Retype, please, the listing from its opening line through the line that contains "plt.rcParams['font.family'] = ['Noto", both included, without the pictures.

Source data:

···

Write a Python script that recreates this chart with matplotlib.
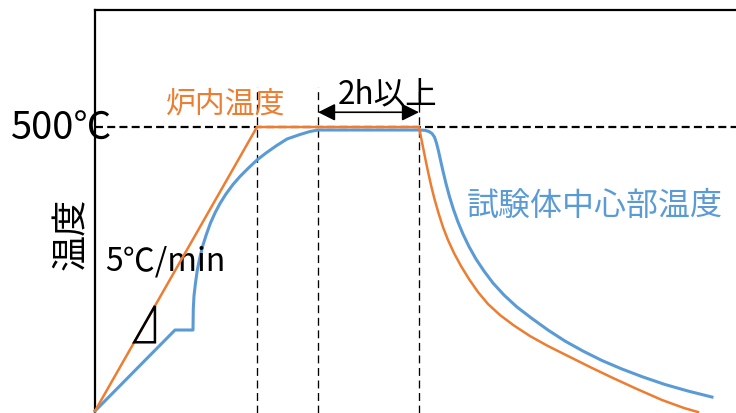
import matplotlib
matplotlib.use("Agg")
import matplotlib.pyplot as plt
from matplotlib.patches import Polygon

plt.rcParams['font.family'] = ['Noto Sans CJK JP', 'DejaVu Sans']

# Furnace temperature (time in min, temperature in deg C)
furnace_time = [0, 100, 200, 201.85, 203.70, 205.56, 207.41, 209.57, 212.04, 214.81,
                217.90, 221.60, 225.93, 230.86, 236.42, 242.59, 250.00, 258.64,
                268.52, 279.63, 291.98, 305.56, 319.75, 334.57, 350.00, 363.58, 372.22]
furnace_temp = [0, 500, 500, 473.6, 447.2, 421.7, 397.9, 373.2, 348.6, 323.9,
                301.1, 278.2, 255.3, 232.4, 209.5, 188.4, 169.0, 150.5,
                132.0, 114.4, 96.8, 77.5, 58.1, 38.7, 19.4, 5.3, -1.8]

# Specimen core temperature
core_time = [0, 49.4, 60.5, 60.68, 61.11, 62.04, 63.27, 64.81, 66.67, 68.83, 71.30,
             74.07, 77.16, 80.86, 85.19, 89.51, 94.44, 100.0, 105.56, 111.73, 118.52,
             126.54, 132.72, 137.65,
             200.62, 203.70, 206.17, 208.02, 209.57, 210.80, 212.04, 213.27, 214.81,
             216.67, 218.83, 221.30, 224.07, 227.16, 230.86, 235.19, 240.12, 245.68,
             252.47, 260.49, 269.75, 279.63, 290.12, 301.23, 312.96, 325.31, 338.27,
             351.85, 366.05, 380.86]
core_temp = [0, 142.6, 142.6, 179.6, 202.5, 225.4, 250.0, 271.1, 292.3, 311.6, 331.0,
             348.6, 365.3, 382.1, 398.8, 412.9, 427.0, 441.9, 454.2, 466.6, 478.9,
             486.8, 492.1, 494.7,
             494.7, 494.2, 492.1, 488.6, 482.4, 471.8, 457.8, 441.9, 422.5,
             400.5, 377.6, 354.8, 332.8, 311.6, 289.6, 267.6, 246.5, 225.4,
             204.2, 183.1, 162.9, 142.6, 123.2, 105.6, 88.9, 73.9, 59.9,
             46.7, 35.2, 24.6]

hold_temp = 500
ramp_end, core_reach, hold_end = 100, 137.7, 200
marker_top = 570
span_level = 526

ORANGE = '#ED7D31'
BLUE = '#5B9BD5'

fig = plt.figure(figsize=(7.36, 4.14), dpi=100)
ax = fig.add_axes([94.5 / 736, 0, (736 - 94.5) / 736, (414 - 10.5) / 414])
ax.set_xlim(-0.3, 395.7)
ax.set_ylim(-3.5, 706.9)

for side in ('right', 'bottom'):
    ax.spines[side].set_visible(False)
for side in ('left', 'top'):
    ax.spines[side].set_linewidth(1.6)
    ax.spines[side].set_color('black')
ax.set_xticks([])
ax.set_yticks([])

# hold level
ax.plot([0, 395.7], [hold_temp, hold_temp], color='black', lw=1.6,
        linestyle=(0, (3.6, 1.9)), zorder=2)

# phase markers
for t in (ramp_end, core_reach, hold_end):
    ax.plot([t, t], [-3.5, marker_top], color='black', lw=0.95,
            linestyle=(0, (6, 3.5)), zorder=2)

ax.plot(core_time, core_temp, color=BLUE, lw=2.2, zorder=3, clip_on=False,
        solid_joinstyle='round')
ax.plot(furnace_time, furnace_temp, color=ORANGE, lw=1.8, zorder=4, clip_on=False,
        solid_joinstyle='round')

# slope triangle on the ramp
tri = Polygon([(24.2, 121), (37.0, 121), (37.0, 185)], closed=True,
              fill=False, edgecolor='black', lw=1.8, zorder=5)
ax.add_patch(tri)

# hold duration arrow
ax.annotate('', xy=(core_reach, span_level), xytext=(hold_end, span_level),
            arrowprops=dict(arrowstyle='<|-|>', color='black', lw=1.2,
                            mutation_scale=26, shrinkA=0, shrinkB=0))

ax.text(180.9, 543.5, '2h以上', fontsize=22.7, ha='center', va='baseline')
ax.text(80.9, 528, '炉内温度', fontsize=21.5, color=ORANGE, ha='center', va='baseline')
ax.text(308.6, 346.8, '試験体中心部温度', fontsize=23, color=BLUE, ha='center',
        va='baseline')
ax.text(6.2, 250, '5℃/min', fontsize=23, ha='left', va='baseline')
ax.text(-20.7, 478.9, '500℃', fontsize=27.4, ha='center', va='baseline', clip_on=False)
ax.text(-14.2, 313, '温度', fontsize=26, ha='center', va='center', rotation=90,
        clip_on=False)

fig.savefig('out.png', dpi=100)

···

Answer to this task:
Write a Python script that recreates this chart with matplotlib.
import matplotlib
matplotlib.use("Agg")
import matplotlib.pyplot as plt
from matplotlib.patches import Polygon

plt.rcParams['font.family'] = ['Noto Sans CJK JP', 'DejaVu Sans']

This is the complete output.